Bunların iki ortak kusuru vardı: Önce, elektriklenmiş maddelerin itilmesi makinenin alıcı kısmında karışıklıklar çıkarmaktaydı, sonra daha da önemlisi, elektrostatik deşarj, pratik olmayan bir araçtı. Bu, 1800'de Volta pillerinin icadından sonra daha belirli olarak meydana çıktı. Bu pil, araştırmacıların emrine sürekli bir akım vermekteydi.

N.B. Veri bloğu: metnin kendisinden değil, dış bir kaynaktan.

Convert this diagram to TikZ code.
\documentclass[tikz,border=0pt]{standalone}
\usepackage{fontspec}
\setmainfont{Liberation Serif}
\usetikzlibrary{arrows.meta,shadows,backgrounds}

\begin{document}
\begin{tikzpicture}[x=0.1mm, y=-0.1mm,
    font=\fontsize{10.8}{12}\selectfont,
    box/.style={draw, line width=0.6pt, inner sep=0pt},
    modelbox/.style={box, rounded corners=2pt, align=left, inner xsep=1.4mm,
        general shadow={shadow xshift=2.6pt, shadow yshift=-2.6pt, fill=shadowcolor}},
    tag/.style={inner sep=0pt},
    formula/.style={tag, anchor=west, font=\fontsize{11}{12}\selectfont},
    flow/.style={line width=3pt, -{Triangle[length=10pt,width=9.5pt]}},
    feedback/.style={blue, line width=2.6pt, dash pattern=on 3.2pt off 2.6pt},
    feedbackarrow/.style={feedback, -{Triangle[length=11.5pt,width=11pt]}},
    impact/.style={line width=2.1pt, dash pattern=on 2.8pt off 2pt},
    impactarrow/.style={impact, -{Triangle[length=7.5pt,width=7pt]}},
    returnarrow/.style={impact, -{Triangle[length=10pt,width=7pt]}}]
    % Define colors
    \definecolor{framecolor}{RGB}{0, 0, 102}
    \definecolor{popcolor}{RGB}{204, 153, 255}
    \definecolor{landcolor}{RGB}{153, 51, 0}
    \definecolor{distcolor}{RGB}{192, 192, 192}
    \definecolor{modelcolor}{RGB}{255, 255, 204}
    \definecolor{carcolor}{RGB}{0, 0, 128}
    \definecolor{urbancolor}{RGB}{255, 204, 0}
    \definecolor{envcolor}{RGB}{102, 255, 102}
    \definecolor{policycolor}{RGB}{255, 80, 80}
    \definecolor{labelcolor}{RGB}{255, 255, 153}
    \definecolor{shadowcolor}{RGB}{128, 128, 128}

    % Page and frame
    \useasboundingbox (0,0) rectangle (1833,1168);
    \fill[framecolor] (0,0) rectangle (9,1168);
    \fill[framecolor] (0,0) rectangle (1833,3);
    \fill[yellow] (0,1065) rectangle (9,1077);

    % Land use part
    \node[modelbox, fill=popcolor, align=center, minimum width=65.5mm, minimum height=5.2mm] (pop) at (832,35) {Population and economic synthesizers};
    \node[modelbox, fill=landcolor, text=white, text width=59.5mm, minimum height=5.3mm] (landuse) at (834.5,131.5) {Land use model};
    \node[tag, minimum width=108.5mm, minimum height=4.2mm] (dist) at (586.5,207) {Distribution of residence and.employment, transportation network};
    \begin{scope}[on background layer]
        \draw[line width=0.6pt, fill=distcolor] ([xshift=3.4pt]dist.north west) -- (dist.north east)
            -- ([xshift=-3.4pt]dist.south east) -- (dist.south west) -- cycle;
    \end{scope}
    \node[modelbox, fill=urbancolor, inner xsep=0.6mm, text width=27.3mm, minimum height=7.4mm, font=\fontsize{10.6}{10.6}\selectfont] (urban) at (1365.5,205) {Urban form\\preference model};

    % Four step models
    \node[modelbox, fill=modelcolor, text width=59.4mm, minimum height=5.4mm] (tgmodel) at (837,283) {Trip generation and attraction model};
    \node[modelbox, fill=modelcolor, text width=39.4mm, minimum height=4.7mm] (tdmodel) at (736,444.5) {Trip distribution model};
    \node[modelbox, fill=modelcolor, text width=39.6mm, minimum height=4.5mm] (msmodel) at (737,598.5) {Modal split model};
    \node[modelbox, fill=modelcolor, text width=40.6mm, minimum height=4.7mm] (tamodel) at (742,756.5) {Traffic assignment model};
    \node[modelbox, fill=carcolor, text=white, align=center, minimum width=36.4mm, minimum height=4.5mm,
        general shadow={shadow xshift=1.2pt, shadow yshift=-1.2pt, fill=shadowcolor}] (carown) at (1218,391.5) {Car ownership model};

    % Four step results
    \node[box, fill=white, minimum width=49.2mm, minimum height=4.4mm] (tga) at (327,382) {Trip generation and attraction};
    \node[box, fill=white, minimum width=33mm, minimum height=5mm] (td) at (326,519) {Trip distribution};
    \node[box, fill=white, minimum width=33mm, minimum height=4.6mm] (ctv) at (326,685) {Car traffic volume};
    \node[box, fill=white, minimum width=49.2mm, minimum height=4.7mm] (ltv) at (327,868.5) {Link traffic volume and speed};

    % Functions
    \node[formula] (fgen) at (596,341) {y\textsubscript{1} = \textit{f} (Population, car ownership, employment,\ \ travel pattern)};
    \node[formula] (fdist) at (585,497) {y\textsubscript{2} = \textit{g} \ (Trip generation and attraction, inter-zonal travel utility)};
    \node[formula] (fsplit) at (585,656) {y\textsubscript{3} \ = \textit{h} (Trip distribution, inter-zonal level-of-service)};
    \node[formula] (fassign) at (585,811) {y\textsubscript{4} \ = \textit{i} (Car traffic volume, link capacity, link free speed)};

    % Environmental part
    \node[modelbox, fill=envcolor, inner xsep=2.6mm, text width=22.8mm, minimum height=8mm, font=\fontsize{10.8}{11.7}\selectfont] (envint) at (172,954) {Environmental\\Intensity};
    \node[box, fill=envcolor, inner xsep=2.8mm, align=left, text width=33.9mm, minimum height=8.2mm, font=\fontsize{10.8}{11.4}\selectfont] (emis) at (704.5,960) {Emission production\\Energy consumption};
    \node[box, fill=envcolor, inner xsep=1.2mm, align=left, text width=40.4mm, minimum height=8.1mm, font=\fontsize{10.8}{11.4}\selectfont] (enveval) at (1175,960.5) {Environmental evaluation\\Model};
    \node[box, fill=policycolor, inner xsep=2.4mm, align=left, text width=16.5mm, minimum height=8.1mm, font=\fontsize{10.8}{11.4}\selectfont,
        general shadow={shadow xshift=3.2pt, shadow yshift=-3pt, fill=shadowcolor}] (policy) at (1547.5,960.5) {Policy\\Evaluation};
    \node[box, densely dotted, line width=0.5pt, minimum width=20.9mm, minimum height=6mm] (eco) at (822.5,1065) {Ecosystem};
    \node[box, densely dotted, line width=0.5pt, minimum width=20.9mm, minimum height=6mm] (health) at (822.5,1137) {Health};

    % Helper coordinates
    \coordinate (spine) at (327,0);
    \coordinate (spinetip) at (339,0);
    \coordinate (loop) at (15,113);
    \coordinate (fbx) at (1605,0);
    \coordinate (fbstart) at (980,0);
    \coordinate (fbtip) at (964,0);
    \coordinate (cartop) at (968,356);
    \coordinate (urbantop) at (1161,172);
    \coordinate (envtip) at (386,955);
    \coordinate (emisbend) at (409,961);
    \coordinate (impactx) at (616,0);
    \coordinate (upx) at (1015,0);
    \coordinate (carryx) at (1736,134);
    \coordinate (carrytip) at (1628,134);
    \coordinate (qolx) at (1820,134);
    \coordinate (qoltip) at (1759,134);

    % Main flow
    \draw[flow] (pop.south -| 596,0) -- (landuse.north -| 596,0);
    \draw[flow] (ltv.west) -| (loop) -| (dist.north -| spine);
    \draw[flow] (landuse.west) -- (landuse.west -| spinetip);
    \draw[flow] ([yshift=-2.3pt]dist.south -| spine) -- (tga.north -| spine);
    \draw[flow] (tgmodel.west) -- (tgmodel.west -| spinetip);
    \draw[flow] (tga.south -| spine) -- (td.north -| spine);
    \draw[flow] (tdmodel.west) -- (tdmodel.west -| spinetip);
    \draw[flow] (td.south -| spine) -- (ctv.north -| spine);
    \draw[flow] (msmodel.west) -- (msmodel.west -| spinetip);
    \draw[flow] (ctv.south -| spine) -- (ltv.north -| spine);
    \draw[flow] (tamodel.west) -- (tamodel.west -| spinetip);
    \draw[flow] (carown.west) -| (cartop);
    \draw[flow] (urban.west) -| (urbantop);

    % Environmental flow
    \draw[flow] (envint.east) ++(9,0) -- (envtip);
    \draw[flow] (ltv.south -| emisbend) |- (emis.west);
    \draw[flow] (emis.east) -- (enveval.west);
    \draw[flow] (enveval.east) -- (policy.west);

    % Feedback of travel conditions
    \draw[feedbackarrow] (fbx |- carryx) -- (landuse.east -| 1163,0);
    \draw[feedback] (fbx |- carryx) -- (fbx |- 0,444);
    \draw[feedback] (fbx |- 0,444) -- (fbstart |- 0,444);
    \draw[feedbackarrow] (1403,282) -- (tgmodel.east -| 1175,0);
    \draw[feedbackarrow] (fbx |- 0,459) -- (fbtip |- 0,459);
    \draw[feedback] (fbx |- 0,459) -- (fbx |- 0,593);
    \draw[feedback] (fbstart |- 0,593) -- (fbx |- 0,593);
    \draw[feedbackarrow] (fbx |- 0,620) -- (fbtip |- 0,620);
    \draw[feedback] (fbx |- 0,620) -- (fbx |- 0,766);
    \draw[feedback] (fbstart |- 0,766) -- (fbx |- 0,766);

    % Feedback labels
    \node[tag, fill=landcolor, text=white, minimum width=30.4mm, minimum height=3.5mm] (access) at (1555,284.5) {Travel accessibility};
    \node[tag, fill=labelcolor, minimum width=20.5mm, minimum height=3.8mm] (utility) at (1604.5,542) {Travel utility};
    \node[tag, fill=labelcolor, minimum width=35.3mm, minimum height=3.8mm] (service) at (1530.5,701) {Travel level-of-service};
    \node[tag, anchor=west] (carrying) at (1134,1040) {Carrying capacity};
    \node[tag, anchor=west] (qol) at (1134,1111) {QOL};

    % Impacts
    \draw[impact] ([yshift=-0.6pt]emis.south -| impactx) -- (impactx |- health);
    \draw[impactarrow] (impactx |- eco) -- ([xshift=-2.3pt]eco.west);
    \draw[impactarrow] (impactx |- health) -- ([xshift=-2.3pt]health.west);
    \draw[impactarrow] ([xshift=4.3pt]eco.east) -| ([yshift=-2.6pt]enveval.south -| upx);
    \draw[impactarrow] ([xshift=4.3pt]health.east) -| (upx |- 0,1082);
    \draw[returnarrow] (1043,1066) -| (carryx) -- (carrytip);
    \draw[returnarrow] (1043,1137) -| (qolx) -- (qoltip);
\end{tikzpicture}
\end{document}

Bundan ilk yararlanmasını bilen Bavyeralı bilgin Soemmering oldu. Onun da makinesinde Lesage'inki gibi 24 hat vardı ve bunların her birinin karşı ucu bir voltametreye bağlı duruyordu. Gönderilen harfler, o harflere karşılık olan voltametrenin içinde meydana getirdiği baloncuklardan anlaşılıyordu. Makine henüz işe yarayamayacak ilkellikteydi ve kullanılır hale gelmesi için daha birçok icatların yapılmasını beklemek gerekti.

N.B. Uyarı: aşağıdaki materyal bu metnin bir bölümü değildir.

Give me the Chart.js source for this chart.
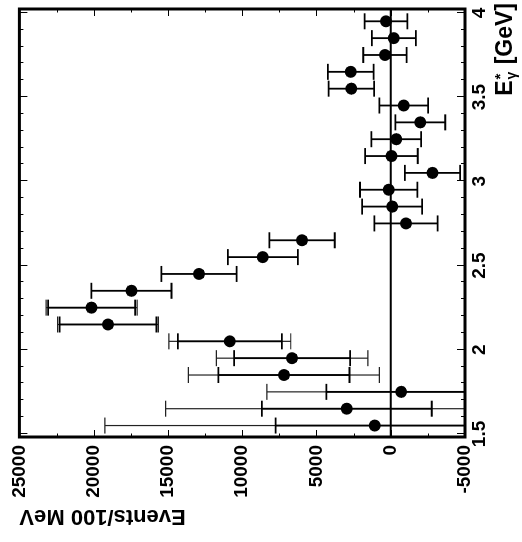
<!DOCTYPE html>
<html><head><meta charset="utf-8">
<script src="https://cdn.jsdelivr.net/npm/chart.js@4.4.1/dist/chart.umd.min.js"></script>
<style>
html,body{margin:0;padding:0;background:#fff;overflow:hidden;width:522px;height:542px;}
#wrap{position:absolute;left:0;top:0;width:542px;height:522px;transform-origin:0 0;transform:translateY(542px) rotate(-90deg);}
canvas{display:block;}
</style></head><body>
<div id="wrap"><canvas id="c" width="542" height="522"></canvas></div>
<script>
// photon energy bin centres [GeV]
const energies = [1.55, 1.65, 1.75, 1.85, 1.95, 2.05, 2.15, 2.25, 2.35, 2.45, 2.55, 2.65, 2.75,
                  2.85, 2.95, 3.05, 3.15, 3.25, 3.35, 3.45, 3.55, 3.65, 3.75, 3.85, 3.95];
// events per 100 MeV
const events = [1070, 2960, -700, 7190, 6640, 10830, 19030, 20140, 17460, 12910, 8610, 5970, -1030,
                -100, 140, -2810, -50, -370, -1990, -880, 2650, 2690, 390, -210, 320];
// statistical (inner) errors
const statErr = [6680, 5720, 5030, 4415, 3900, 3500, 3260, 2930, 2700, 2530, 2360, 2200, 2130,
                 2020, 1930, 1860, 1770, 1680, 1680, 1640, 1530, 1540, 1460, 1480, 1440];
// total (outer) errors
const totalErr = [18180, 12190, 9040, 6430, 5100, 4100, 3390, 3060, 2700, 2530, 2360, 2200, 2130,
                  2020, 1930, 1860, 1770, 1680, 1680, 1640, 1530, 1540, 1460, 1480, 1440];
const energyTicks = [1.5, 2, 2.5, 3, 3.5, 4];
const energyTickLabels = ['1.5', '2', '2.5', '3', '3.5', '4'];
const eventTicks = [-5000, 0, 5000, 10000, 15000, 20000, 25000];
const eventTickLabels = ['-5000', '0', '5000', '10000', '15000', '20000', '25000'];
const yTitle = 'Events/100 MeV';
const xTitle = {main: 'E', sup: '*', sub: 'γ', unit: ' [GeV]'};

const FONT = '"Liberation Sans", Arial, Helvetica, sans-serif';

const errorBars = {
  id: 'errorBars',
  beforeDatasetsDraw(chart) {
    const {ctx, chartArea: a, scales: {x, y}} = chart;
    ctx.save();
    ctx.beginPath();
    ctx.rect(a.left, a.top, a.right - a.left, a.bottom - a.top);
    ctx.clip();
    // zero line
    ctx.strokeStyle = '#000';
    ctx.lineWidth = 2;
    const y0 = y.getPixelForValue(0);
    ctx.beginPath(); ctx.moveTo(a.left, y0); ctx.lineTo(a.right, y0); ctx.stroke();
    const cap = 8;
    const seg = (px, lo, hi, lw, col) => {
      const p1 = y.getPixelForValue(lo), p2 = y.getPixelForValue(hi);
      ctx.strokeStyle = col; ctx.lineWidth = lw;
      ctx.beginPath();
      ctx.moveTo(px, p1); ctx.lineTo(px, p2);
      ctx.moveTo(px - cap, p1); ctx.lineTo(px + cap, p1);
      ctx.moveTo(px - cap, p2); ctx.lineTo(px + cap, p2);
      ctx.stroke();
    };
    for (let i = 0; i < energies.length; i++) {
      const px = x.getPixelForValue(energies[i]);
      if (totalErr[i] > statErr[i] + 1) seg(px, events[i] - totalErr[i], events[i] + totalErr[i], 1.2, '#222');
      seg(px, events[i] - statErr[i], events[i] + statErr[i], 1.8, '#000');
    }
    ctx.restore();
  }
};

const frame = {
  id: 'frame',
  afterDatasetsDraw(chart) {
    const {ctx, chartArea: a, scales: {x, y}} = chart;
    ctx.save();
    ctx.strokeStyle = '#000';
    ctx.lineWidth = 1;
    ctx.beginPath();
    // energy ticks (minor 0.1, major 0.5) on bottom & top
    for (let k = 15; k <= 40; k++) {
      const px = Math.round(x.getPixelForValue(k / 10)) + 0.5;
      const len = (k % 5 === 0) ? 8 : 4;
      ctx.moveTo(px, a.bottom); ctx.lineTo(px, a.bottom - len);
      ctx.moveTo(px, a.top); ctx.lineTo(px, a.top + len);
    }
    // event ticks (minor 2500, major 5000) on left & right
    for (let k = -2; k <= 10; k++) {
      const py = Math.round(y.getPixelForValue(k * 2500)) + 0.5;
      const len = (k % 2 === 0) ? 7 : 3.5;
      ctx.moveTo(a.left, py); ctx.lineTo(a.left + len, py);
      ctx.moveTo(a.right, py); ctx.lineTo(a.right - len, py);
    }
    ctx.stroke();
    ctx.lineWidth = 3;
    ctx.strokeRect(a.left, a.top, a.right - a.left, a.bottom - a.top);
    ctx.restore();
  },
  afterDraw(chart) {
    const {ctx, chartArea: a} = chart;
    ctx.save();
    ctx.fillStyle = '#000';
    ctx.textBaseline = 'alphabetic';
    const big = 'bold 23px ' + FONT, sup = 'bold 15px ' + FONT, sub = 'bold 14px ' + FONT;
    ctx.font = big; const wE = ctx.measureText(xTitle.main).width; const wU = ctx.measureText(xTitle.unit).width;
    ctx.font = sup; const wS = ctx.measureText(xTitle.sup).width;
    ctx.font = sub; const wB = ctx.measureText(xTitle.sub).width;
    const ws = Math.max(wS, wB) + 2;
    const end = a.right + 6;
    const base = a.bottom + 47;
    let u = end - (wE + ws + wU);
    ctx.font = big; ctx.fillText(xTitle.main, u, base); u += wE + 1;
    ctx.font = sup; ctx.fillText(xTitle.sup, u, base - 7);
    ctx.font = sub; ctx.fillText(xTitle.sub, u, base + 4);
    u += ws - 1;
    ctx.font = big; ctx.fillText(xTitle.unit, u, base);
    ctx.restore();
  }
};

new Chart(document.getElementById('c'), {
  type: 'scatter',
  data: {
    datasets: [{
      data: energies.map((e, i) => ({x: e, y: events[i]})),
      pointRadius: 6,
      pointHoverRadius: 6,
      pointBackgroundColor: '#000',
      pointBorderWidth: 0,
      showLine: false
    }]
  },
  options: {
    responsive: false,
    animation: false,
    layout: {padding: {left: 0, right: 9, top: 14, bottom: 0}},
    plugins: {legend: {display: false}, tooltip: {enabled: false}},
    scales: {
      x: {
        type: 'linear', position: 'bottom', min: 1.482, max: 4.023,
        grid: {display: false, drawTicks: false}, border: {display: false},
        ticks: {color: '#000', font: {family: FONT, size: 19, weight: 'bold'}, padding: 3,
                autoSkip: false, maxRotation: 0, minRotation: 0,
                callback: (v, i) => energyTickLabels[i]},
        afterBuildTicks: s => { s.ticks = energyTicks.map(v => ({value: v})); },
        afterFit: s => { s.height = 57; }
      },
      y: {
        type: 'linear', position: 'left', min: -5000, max: 25000,
        grid: {display: false, drawTicks: false}, border: {display: false},
        ticks: {color: '#000', font: {family: FONT, size: 19, weight: 'bold'}, padding: 8,
                autoSkip: false, callback: (v, i) => eventTickLabels[i]},
        title: {display: true, text: yTitle, align: 'end', color: '#000',
                font: {family: FONT, size: 22, weight: 'bold'}, padding: {top: 13, bottom: 0}},
        afterBuildTicks: s => { s.ticks = eventTicks.map(v => ({value: v})); },
        afterFit: s => { s.width = 105; }
      }
    }
  },
  plugins: [errorBars, frame]
});
</script>
</body></html>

Bu buluşlar 1819 -1833 yılları arasında yapılan elektrodinamik konusundaki icatlardır. Bu alanda Oersted. Ampere ve Faraday gibi büyüklerin adları duyuldu. Bu kişilerin araştırma ve icatları sayesinde telgrafçılar elektro-mıknatıs gibi kımıldayan toplarla ya da pilde oynaşan baloncuklarla kıyaslanmayacak duyarlıkta bir araç elde ettiler. Mıknatıs konusunda araştırmalar da yapmakta olan büyük Matematikçi Gauss, Fizikçi Weber'le birlikte 1833'te Goetingen'de bu ilkeyle işleyen bir elektrikli telgraf istasyonu kurdu. Bu alıcı aynalı bir galvanometre olup mesajları yansıyan ışıklar şeklinde alıyordu. Bu ilkeyi Gauss ve Weber'le aynı zamanda başkaları da kullanmaktaydılar: Rusya'da Schilling, (1786-1837), İskoçya’da Ritchie ve Alexander...

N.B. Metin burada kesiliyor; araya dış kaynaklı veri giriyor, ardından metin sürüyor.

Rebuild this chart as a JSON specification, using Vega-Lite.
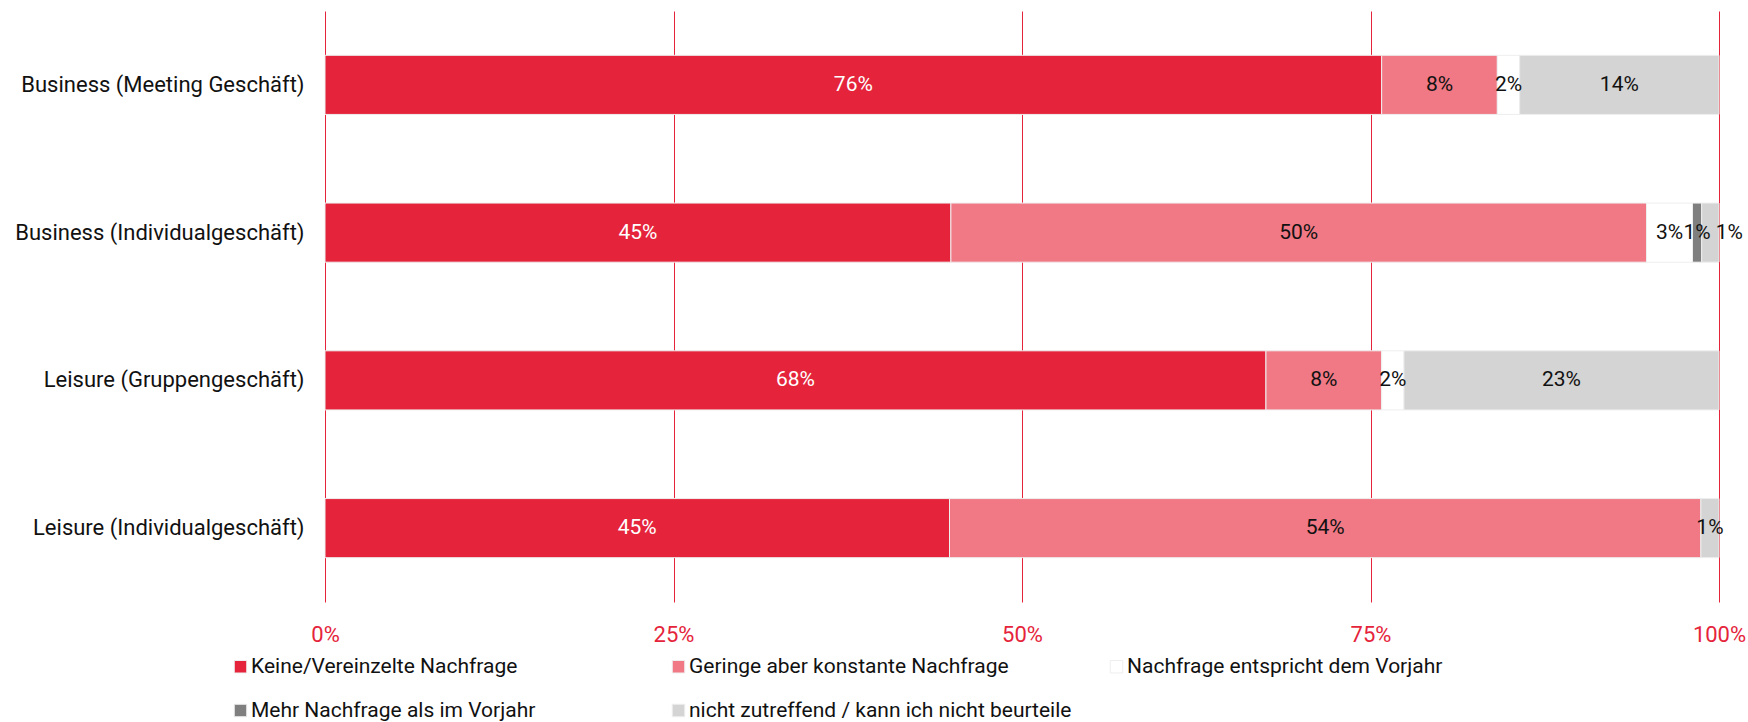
{
  "$schema": "https://vega.github.io/schema/vega-lite/v6.json",
  "width": 1394,
  "height": 591,
  "autosize": {"type": "none"},
  "padding": {"left": 325, "top": 11, "right": 29, "bottom": 120},
  "background": "white",
  "config": {
    "view": {"stroke": null},
    "font": "Roboto",
    "axis": {"labelFont": "Roboto", "domain": false, "ticks": false},
    "legend": {"labelFont": "Roboto"}
  },
  "data": {
    "values": [
      {"category": "Business (Meeting Geschäft)", "answer": "Keine/Vereinzelte Nachfrage", "order": 1, "value": 0.758},
      {"category": "Business (Meeting Geschäft)", "answer": "Geringe aber konstante Nachfrage", "order": 2, "value": 0.083},
      {"category": "Business (Meeting Geschäft)", "answer": "Nachfrage entspricht dem Vorjahr", "order": 3, "value": 0.016},
      {"category": "Business (Meeting Geschäft)", "answer": "nicht zutreffend / kann ich nicht beurteile", "order": 5, "value": 0.143},
      {"category": "Business (Individualgeschäft)", "answer": "Keine/Vereinzelte Nachfrage", "order": 1, "value": 0.449},
      {"category": "Business (Individualgeschäft)", "answer": "Geringe aber konstante Nachfrage", "order": 2, "value": 0.499},
      {"category": "Business (Individualgeschäft)", "answer": "Nachfrage entspricht dem Vorjahr", "order": 3, "value": 0.033},
      {"category": "Business (Individualgeschäft)", "answer": "Mehr Nachfrage als im Vorjahr", "order": 4, "value": 0.0066},
      {"category": "Business (Individualgeschäft)", "answer": "nicht zutreffend / kann ich nicht beurteile", "order": 5, "value": 0.0124},
      {"category": "Leisure (Gruppengeschäft)", "answer": "Keine/Vereinzelte Nachfrage", "order": 1, "value": 0.675},
      {"category": "Leisure (Gruppengeschäft)", "answer": "Geringe aber konstante Nachfrage", "order": 2, "value": 0.083},
      {"category": "Leisure (Gruppengeschäft)", "answer": "Nachfrage entspricht dem Vorjahr", "order": 3, "value": 0.016},
      {"category": "Leisure (Gruppengeschäft)", "answer": "nicht zutreffend / kann ich nicht beurteile", "order": 5, "value": 0.226},
      {"category": "Leisure (Individualgeschäft)", "answer": "Keine/Vereinzelte Nachfrage", "order": 1, "value": 0.448},
      {"category": "Leisure (Individualgeschäft)", "answer": "Geringe aber konstante Nachfrage", "order": 2, "value": 0.539},
      {"category": "Leisure (Individualgeschäft)", "answer": "nicht zutreffend / kann ich nicht beurteile", "order": 5, "value": 0.013}
    ]
  },
  "transform": [
    {"stack": "value", "groupby": ["category"], "sort": [{"field": "order", "order": "ascending"}], "as": ["x0", "x1"]},
    {"calculate": "(datum.x0 + datum.x1) / 2", "as": "mid"}
  ],
  "encoding": {
    "y": {
      "field": "category",
      "type": "nominal",
      "sort": ["Business (Meeting Geschäft)", "Business (Individualgeschäft)", "Leisure (Gruppengeschäft)", "Leisure (Individualgeschäft)"],
      "scale": {"paddingInner": 0.6, "paddingOuter": 0.3},
      "axis": {"title": null, "labelFontSize": 22, "labelColor": "#111111", "labelPadding": 21, "labelLimit": 400, "grid": false}
    }
  },
  "layer": [
    {
      "mark": {"type": "bar", "stroke": "#eeeeee", "strokeWidth": 1},
      "encoding": {
        "x": {
          "field": "x0",
          "type": "quantitative",
          "scale": {"domain": [0, 1], "nice": false},
          "axis": {
            "title": null,
            "values": [0, 0.25, 0.5, 0.75, 1],
            "format": ".0%",
            "labelFontSize": 22,
            "labelColor": "#e5243b",
            "labelPadding": 22,
            "labelFlush": false,
            "grid": true,
            "gridColor": "#e5243b",
            "gridWidth": 1,
            "gridOpacity": 1
          }
        },
        "x2": {"field": "x1"},
        "color": {
          "field": "answer",
          "type": "nominal",
          "scale": {
            "domain": ["Keine/Vereinzelte Nachfrage", "Geringe aber konstante Nachfrage", "Nachfrage entspricht dem Vorjahr", "Mehr Nachfrage als im Vorjahr", "nicht zutreffend / kann ich nicht beurteile"],
            "range": ["#e5243b", "#f07985", "#ffffff", "#7f7f7f", "#d4d4d4"]
          },
          "legend": {
            "title": null,
            "orient": "none",
            "legendX": -95,
            "legendY": 645,
            "direction": "horizontal",
            "columns": 3,
            "gridAlign": "all",
            "columnPadding": 34,
            "rowPadding": 22,
            "symbolType": "square",
            "symbolSize": 156,
            "symbolStrokeColor": "#eeeeee",
            "symbolStrokeWidth": 1,
            "labelFontSize": 21,
            "labelColor": "#111111",
            "labelOffset": 0,
            "labelLimit": 600
          }
        }
      }
    },
    {
      "transform": [{"filter": "!(datum.category === 'Business (Individualgeschäft)' && datum.order === 5)"}],
      "mark": {"type": "text", "fontSize": 21, "align": "center", "baseline": "middle"},
      "encoding": {
        "x": {"field": "mid", "type": "quantitative"},
        "text": {"field": "value", "type": "quantitative", "format": ".0%"},
        "color": {"condition": {"test": "datum.order === 1", "value": "#ffffff"}, "value": "#111111"}
      }
    },
    {
      "transform": [{"filter": "datum.category === 'Business (Individualgeschäft)' && datum.order === 5"}],
      "mark": {"type": "text", "fontSize": 21, "align": "center", "baseline": "middle", "dx": 19},
      "encoding": {
        "x": {"field": "mid", "type": "quantitative"},
        "text": {"field": "value", "type": "quantitative", "format": ".0%"},
        "color": {"value": "#111111"}
      }
    }
  ]
}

Aynı ilkeye dayanan bu çalışmaların ayrı yerlerde ve aynı zamanda sürdürülmesi elektrikli telgrafın verilerinin birleştirilmiş ve kafalarda imgelenmiş olduğunu ispatlamaktadır. Bilim adamları gerekli öğeleri getirmişlerdi, iş teknisyenlerin hüner ve yaratıcılığına kalmıştı.